Personal information
- Full name: Francis Stafford Pipe-Wolferstan
- Born: 14 October 1826 Statfold, Staffordshire, England
- Died: 3 November 1900 (aged 74) Statfold, Staffordshire, England
- Batting: Unknown

Domestic team information
- 1846: Oxford University

Career statistics
| Competition | First-class |
| Matches | 1 |
| Runs scored | 7 |
| Batting average | 7.00 |
| 100s/50s | –/– |
| Top score | 7 |
| Balls bowled | – |
| Wickets | – |
| Bowling average | – |
| 5 wickets in innings | – |
| 10 wickets in match | – |
| Best bowling | – |
| Catches/stumpings | –/– |
- Source: Cricinfo, 26 December 2013

= Francis Pipe-Wolferstan =

English cricketer

Francis Stafford Pipe-Wolferstan (14 October 1826 - 3 November 1900) was an English cricketer. Pipe-Wolferstan's batting style is unknown.

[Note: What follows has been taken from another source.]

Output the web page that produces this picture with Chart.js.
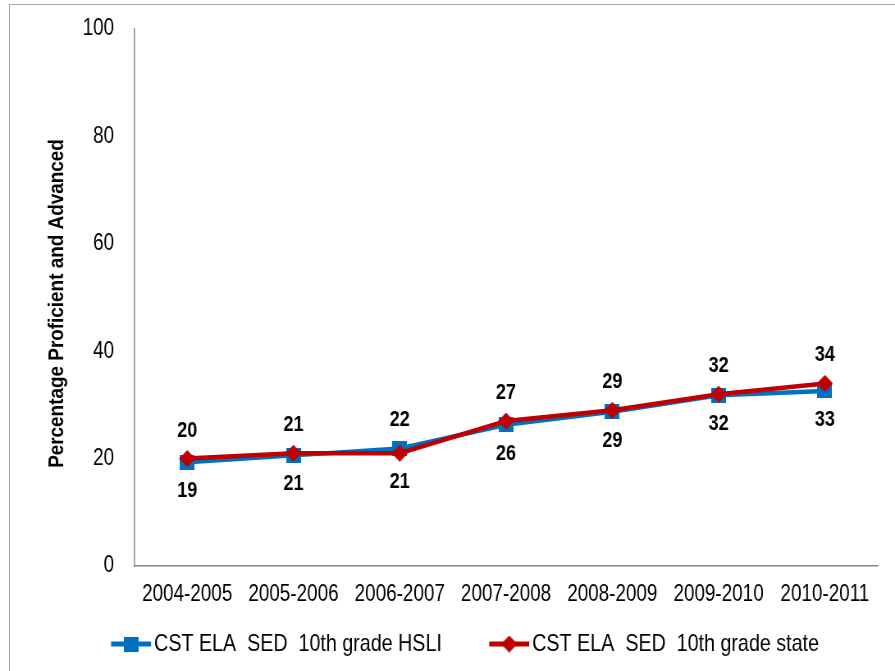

Born at Statfold, Staffordshire, Pipe-Wolferstan was educated at Eton College before studying law at Balliol College, Oxford. While studying at the university he made a single appearance in first-class cricket for Oxford University against the Marylebone Cricket Club in 1846 at Lord's. In a match which Oxford University won by an innings and 17 runs, he scored 7 runs in his only innings, before being dismissed by William Lillywhite.

He was a member of the Inner Temple and was a barrister until 1871. Between 1871 and 1891 he was a farmer of 796 acres and employed seventeen people. He was resident at Statfold Hall in his home village and died there on 3 November 1900.